No. But it can help. And it would likely play a big role in a privatized postal service that is subject to competition.
What is the issue?
The US Postal Service (USPS) has been noted for its inefficiency and money-losing business model for years. The Cato Institute reports that the government agency lost $50 billion from 2006 through 2015 despite having access to subsidized interest rates on its debt, tax exemptions, authority to impede competitors, and a monopoly over first-class and standard mail.
Why does it lose so much money? One problem is the agency lacks clear financial incentives. The government’s financial support and protections constrain accountability for poor performance. Also, as is common with government-run enterprises, politicians press the agency to do things that make little economic sense, such as maintain too many offices. Costs imposed by the employee union also hold the agency back.
These problems emanate from a governance system that allows political interference and limits accountability. Blockchain does not fix that.
What can blockchain do?
Blockchain can improve operating efficiencies, enable greater customization of services, and improve service.
A blockchain distributed ledger is transparent and highly secure, making it easier for USPS and customers to track all mail items in great detail. And information is not in dispute because everyone involved has access to the same blockchain. This can lower costs and provide customers with greater control.
And the greater detail could enable USPS to provide more customization. Customers could be offered more pricing plans, and prices could vary based on whether USPS has spare capacity, for example. And if a customer discovers that delivery of a shipment has become more urgent after USPS already has the item, a blockchain could allow the customer to change the shipping speed. USPS would have the new delivery information immediately, enabling it to change how the shipment is being processed.
How can blockchain be implemented?
USPS could do this itself, but the same labor, political, and other issues that constrain the organization now would probably continue to hold it back. Congress could direct USPS to adopt blockchain, but such political decision-making might exacerbate USPS’s problems rather than diminish them.

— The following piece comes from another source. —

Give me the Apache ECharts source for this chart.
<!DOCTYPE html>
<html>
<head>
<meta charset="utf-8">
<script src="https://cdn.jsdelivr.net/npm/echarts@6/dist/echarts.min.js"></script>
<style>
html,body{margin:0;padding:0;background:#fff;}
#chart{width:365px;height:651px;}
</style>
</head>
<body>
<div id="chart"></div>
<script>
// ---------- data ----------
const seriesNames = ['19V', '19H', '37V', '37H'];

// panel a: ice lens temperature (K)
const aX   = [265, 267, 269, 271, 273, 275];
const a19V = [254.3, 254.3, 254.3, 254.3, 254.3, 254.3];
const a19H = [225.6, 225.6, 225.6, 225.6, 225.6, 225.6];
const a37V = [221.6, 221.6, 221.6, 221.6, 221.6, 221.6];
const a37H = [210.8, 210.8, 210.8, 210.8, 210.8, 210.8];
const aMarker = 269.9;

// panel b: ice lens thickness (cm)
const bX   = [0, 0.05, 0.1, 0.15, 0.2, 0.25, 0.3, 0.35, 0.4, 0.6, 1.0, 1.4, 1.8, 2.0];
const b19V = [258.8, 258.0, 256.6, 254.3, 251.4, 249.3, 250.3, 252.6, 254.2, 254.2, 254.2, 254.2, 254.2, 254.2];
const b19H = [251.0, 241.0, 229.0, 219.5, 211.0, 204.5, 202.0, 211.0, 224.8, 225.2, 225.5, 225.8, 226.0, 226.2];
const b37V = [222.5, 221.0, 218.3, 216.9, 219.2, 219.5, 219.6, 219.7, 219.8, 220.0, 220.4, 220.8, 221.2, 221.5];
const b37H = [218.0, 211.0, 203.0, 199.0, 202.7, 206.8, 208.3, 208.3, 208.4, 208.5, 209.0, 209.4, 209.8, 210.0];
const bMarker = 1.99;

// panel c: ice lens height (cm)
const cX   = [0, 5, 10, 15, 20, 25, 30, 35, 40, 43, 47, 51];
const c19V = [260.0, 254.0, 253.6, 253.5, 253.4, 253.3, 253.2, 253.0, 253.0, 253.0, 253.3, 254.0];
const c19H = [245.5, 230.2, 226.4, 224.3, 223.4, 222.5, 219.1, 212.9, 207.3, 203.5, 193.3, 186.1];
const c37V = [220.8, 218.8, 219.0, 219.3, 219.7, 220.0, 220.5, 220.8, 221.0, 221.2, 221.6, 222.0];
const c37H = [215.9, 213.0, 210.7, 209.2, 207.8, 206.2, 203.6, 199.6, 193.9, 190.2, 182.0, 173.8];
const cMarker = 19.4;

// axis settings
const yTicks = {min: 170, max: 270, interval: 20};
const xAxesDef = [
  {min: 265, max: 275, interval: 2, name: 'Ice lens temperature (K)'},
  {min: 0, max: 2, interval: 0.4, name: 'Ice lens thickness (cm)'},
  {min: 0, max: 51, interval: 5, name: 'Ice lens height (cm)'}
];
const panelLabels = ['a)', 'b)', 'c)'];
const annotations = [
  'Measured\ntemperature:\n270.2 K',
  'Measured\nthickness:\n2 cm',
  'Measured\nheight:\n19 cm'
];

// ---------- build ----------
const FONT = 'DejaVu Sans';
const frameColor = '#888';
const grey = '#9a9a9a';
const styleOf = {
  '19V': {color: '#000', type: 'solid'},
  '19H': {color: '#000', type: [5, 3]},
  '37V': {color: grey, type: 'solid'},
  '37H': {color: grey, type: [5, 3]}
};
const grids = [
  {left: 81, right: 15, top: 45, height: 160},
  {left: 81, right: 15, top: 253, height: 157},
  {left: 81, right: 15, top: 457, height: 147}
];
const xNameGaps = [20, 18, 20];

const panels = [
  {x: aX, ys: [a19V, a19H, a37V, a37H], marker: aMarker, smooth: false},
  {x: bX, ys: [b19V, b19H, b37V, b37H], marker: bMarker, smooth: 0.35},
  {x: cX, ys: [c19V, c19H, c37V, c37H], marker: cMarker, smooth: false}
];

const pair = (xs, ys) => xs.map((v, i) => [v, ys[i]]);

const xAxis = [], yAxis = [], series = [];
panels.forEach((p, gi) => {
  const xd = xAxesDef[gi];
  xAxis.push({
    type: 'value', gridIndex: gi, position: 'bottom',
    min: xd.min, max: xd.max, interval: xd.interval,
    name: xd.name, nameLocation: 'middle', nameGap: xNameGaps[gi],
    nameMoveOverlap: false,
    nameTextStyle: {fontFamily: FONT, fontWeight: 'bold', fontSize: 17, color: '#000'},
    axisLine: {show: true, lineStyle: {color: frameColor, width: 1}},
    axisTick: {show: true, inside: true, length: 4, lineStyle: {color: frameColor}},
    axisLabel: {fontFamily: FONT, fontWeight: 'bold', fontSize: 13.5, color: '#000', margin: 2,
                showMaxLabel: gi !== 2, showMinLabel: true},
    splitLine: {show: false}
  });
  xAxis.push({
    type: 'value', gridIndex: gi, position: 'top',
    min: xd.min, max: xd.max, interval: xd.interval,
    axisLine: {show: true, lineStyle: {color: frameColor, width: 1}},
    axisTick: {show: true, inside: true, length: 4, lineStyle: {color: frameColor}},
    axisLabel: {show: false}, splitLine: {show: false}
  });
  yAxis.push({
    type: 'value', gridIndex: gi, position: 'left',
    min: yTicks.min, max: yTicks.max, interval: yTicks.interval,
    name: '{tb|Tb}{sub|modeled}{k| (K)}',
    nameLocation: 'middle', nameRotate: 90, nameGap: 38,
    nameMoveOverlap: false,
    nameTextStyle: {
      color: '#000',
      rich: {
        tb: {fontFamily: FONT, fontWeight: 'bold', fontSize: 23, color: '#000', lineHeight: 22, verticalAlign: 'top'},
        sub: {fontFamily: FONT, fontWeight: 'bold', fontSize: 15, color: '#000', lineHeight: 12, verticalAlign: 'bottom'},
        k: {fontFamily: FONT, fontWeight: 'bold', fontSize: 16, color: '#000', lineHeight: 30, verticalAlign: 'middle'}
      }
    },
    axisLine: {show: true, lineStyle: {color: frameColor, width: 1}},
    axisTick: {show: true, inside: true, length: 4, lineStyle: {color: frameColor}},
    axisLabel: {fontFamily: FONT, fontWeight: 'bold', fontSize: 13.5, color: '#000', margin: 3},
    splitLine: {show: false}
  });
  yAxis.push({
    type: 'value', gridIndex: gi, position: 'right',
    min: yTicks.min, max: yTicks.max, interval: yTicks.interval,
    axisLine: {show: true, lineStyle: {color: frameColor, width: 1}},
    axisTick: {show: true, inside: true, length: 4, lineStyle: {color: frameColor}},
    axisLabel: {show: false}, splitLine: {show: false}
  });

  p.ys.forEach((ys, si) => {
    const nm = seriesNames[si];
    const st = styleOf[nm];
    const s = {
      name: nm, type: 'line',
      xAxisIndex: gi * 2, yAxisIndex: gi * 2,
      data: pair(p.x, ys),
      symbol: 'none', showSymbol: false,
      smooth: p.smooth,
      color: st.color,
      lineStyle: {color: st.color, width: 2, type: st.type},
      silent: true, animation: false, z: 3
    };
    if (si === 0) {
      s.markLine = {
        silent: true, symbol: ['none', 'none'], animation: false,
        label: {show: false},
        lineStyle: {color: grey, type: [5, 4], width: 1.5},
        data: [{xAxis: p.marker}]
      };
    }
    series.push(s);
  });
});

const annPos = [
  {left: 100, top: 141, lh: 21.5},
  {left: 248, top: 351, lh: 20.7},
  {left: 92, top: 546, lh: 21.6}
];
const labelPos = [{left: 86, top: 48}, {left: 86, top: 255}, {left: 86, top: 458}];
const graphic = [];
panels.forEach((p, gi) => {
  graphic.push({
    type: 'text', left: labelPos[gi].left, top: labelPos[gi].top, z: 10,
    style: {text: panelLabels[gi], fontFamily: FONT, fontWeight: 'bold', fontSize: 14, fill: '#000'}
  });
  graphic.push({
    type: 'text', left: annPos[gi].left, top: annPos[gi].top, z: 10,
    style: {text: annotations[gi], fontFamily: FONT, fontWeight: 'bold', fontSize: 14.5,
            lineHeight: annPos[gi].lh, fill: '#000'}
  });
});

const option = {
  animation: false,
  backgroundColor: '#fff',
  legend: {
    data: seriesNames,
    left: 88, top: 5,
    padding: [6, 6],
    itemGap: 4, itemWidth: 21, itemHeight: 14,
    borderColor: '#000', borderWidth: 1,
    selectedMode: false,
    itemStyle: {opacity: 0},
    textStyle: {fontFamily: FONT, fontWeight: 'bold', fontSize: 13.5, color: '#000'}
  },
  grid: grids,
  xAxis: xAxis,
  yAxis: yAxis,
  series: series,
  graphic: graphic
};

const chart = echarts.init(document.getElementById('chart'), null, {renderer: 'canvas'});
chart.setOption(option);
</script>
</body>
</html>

The best approach might be to completely change USPS. This could include privatization, as the Trump administration has suggested, and competition. Many countries have successfully taken both steps. A private company with USPS’s monopoly status could be allowed to follow the financial incentives to lower costs and improve revenues by customizing and improving service.
But even better would be competition, with its ability to punish service providers that make poor decisions and reward those that best satisfy customers. A free market would encourage service providers to tailor their technologies to ever-changing markets and perhaps even share blocks in their blockchains (or share entire blockchains) to seamlessly move shipments across rival shipping networks, if that serves customers best.